The Season of Men (موسم الرجال, translit. Maussim al-rijal, La saison des hommes) is a 2000 French-Tunisian drama film directed by Moufida Tlatli. It was screened in the Un Certain Regard section at the 2000 Cannes Film Festival. The title of the film, The Season of Men, refers to the one month out of the year that the women's husbands come to the Island of Djerba.

==Cast==
- Rabia Ben Abdallah as Aicha (as Rabiaa Ben Abdallah)
- Sabah Bouzouita as Zeineb
- Ghalia Benali as Meriem (as Ghalla Ben Ali)
- Hend Sabri as Emna
- Ezzedine Gannoun as Said (as Ezzedine Guennoun)
- Mouna Noureddine as Matriarch
- Azza Baaziz as Meriem as a child
- Lilia Falkat as Emna as a child
- Adel Hergal as Aziz
- Houyem Rassaa as Zohra
- Kaouther Bel Haj Ali as Fatma
- Néjib Belkadhi as Sami
- Jamal Madani as Younes
- Sadok Boutouria as Am Ali
- Zakia Ben Ayed as Regaya
- Wajiha Jendoubi as Salwa

==Plot==
An 18-year-old on the island Djerba, Aïcha, is married to Said, who works in Tunis for much of the year. Before she can join him in Tunis, Said asks that she give him a son. On the island Djerba, Aïcha lives under the rule of her mother-in-law, with a few other wives, while their husbands work elsewhere. Aïcha eventually gives birth to a son and is allowed to move to Tunis with her husband. However, her son Aziz has developmental problems and is likely autistic, which causes Saïd to reject him. Aïcha returns to Djerba, this time with her son Aziz and her two adult daughters. The film uses extended flashbacks between Aïcha and her young daughters living in Djerba prior to the birth of Aziz and then scenes in the present, where Aziz is about eight, just before she moves back to Djerba. The film ends with Aïcha and Aziz working together on the loom, making tapestries that Aïcha sells. The film ends with Aïcha's younger daughter Emna leaving, which Aïcha and Aziz live together in Djerba.

==Major characters==
- Aïcha: the main character. She is married to Saïd and has a strong will and mind of her own. Though she struggles, she wants the best life for her children.

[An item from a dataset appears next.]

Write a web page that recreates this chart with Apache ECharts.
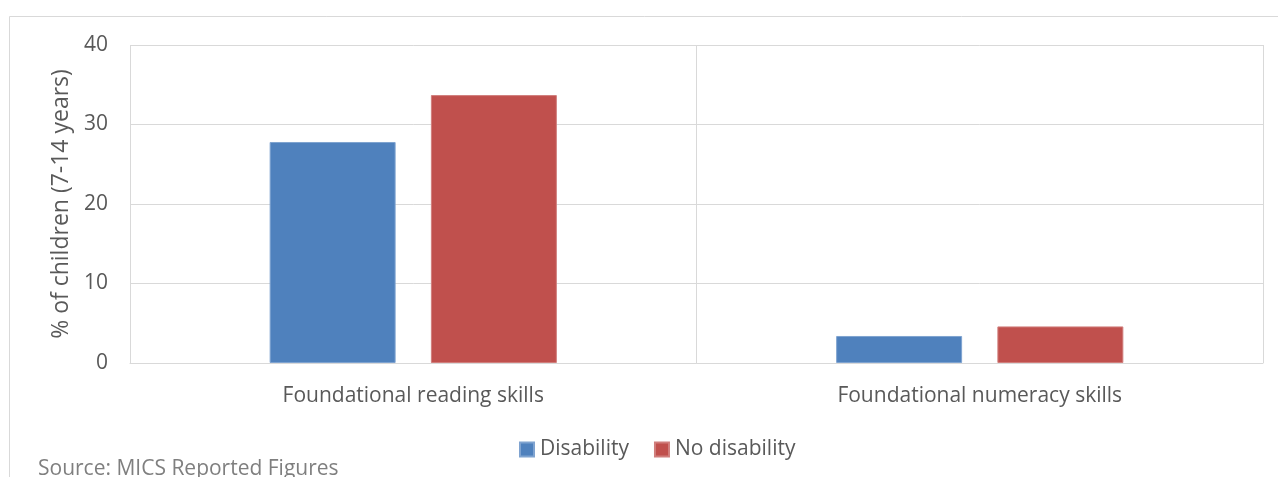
<!DOCTYPE html>
<html>
<head>
<meta charset="utf-8">
<script src="https://cdn.jsdelivr.net/npm/echarts@6/dist/echarts.min.js"></script>
<style>
  html, body { margin: 0; padding: 0; background: #ffffff; }
  #chart { width: 1278px; height: 477px; }
</style>
</head>
<body>
<div id="chart"></div>
<script>
// Share of children aged 7-14 with foundational skills, by disability status
const categories = ['Foundational reading skills', 'Foundational numeracy skills'];
const disability = [27.8, 3.4];
const noDisability = [33.7, 4.6];
const yTicks = { min: 0, max: 40, interval: 10 };
const seriesNames = ['Disability', 'No disability'];

const FONT = '"Open Sans", sans-serif';
const TEXT = '#595959';
const GRID_LINE = '#d9d9d9';

const chart = echarts.init(document.getElementById('chart'), null, { renderer: 'canvas' });

chart.setOption({
  backgroundColor: '#ffffff',
  animation: false,
  textStyle: { fontFamily: FONT },
  grid: { left: 130, right: 15, top: 45, bottom: 114, containLabel: false },
  legend: {
    data: seriesNames,
    left: 519,
    top: 439,
    padding: 0,
    itemWidth: 14,
    itemHeight: 14,
    itemGap: 25,
    icon: 'rect',
    textStyle: { fontFamily: FONT, fontSize: 21, color: TEXT, padding: [0, 0, 0, 1] }
  },
  xAxis: {
    type: 'category',
    data: categories,
    boundaryGap: true,
    axisLine: { show: true, lineStyle: { color: GRID_LINE, width: 1 } },
    axisTick: { show: false },
    splitLine: { show: true, lineStyle: { color: GRID_LINE, width: 1 } },
    axisLabel: { color: TEXT, fontSize: 21, fontFamily: FONT, margin: 23 }
  },
  yAxis: {
    type: 'value',
    min: yTicks.min,
    max: yTicks.max,
    interval: yTicks.interval,
    name: '% of children (7-14 years)',
    nameLocation: 'middle',
    nameGap: 56,
    nameTextStyle: { color: TEXT, fontSize: 23, fontFamily: FONT },
    axisLine: { show: false },
    axisTick: { show: false },
    splitLine: { show: true, lineStyle: { color: GRID_LINE, width: 1 } },
    axisLabel: { color: TEXT, fontSize: 21, fontFamily: FONT, margin: 22 }
  },
  series: [
    {
      name: seriesNames[0],
      type: 'bar',
      data: disability,
      barGap: '28%',
      barCategoryGap: '49.3%',
      itemStyle: { color: '#4f81bd', borderColor: '#7fa3d0', borderWidth: 1 }
    },
    {
      name: seriesNames[1],
      type: 'bar',
      data: noDisability,
      itemStyle: { color: '#c0504d', borderColor: '#d07e7c', borderWidth: 1 }
    }
  ],
  graphic: [
    {
      type: 'rect',
      silent: true,
      shape: { x: 9.5, y: 16.5, width: 1400, height: 600 },
      style: { fill: 'none', stroke: GRID_LINE, lineWidth: 1 },
      z: -1
    },
    {
      type: 'text',
      left: 38,
      top: 459,
      style: {
        text: 'Source: MICS Reported Figures',
        fill: '#7f7f7f',
        font: '21px ' + FONT
      }
    }
  ]
});
</script>
</body>
</html>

- Saïd: Aïcha's husband. He works in Tunis and makes Aïcha live in Djerba until she gives him a son.
- Meriem: Aïcha's oldest daughter. When she was a child, a man attempted to rape her on her way home from school. She struggles with nightmares and fear of men, though she has chosen to live a traditional life, with a gentle husband—unlike her sister Emna.

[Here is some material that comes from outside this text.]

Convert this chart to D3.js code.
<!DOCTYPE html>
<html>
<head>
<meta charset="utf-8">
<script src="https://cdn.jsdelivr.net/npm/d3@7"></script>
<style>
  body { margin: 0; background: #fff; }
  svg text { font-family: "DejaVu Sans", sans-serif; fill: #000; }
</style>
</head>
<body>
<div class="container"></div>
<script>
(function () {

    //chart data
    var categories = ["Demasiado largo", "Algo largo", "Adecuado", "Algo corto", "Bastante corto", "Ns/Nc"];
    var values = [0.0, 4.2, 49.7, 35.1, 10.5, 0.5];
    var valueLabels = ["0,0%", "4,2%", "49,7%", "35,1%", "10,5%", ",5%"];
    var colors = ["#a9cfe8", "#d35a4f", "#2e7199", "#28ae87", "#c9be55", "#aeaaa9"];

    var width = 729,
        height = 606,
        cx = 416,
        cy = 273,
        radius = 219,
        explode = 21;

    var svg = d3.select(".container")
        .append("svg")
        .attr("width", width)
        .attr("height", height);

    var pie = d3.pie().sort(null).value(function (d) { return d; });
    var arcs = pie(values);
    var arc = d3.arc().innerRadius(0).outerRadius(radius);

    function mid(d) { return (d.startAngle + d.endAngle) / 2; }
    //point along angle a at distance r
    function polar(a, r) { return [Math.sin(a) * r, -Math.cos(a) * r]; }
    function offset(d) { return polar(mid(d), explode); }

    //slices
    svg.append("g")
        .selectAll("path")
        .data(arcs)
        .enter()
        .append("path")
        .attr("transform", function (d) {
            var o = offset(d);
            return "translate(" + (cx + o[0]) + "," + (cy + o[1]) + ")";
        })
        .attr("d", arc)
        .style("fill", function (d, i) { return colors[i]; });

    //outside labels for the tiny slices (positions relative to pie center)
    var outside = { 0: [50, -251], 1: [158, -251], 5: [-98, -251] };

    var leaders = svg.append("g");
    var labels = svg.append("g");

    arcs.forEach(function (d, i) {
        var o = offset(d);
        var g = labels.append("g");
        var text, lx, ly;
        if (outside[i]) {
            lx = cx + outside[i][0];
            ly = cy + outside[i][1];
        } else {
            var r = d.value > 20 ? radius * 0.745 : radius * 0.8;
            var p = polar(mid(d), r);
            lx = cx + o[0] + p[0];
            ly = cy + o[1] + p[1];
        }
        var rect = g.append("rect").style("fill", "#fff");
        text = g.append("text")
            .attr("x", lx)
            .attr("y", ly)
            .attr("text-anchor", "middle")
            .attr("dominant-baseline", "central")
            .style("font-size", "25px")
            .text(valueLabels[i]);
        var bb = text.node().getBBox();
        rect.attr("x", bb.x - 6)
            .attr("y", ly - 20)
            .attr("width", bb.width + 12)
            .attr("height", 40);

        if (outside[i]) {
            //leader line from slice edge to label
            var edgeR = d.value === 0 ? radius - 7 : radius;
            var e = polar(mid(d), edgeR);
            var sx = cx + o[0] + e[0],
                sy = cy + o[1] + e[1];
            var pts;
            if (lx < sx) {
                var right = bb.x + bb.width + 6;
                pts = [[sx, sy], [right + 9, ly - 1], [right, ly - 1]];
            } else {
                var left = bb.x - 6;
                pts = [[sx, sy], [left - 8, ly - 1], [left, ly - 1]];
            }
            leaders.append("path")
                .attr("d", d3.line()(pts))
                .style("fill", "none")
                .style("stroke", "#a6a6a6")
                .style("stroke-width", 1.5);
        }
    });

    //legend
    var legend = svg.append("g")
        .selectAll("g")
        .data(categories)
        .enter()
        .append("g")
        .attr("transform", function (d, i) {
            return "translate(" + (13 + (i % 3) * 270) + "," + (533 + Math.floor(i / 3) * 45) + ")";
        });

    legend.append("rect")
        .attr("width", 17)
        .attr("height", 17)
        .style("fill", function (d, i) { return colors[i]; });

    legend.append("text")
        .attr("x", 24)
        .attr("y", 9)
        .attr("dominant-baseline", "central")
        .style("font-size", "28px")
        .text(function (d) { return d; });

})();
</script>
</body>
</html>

- Emna: Aïcha's younger daughter. She is very much a rebel and by the end of the movie, chooses to leave Djerba, after realizing that the older, married man she is sleeping with isn't going to give her the life she wants.
- Aziz: Aïcha's son, who is likely suffering from some form of autism and has difficulty communicating.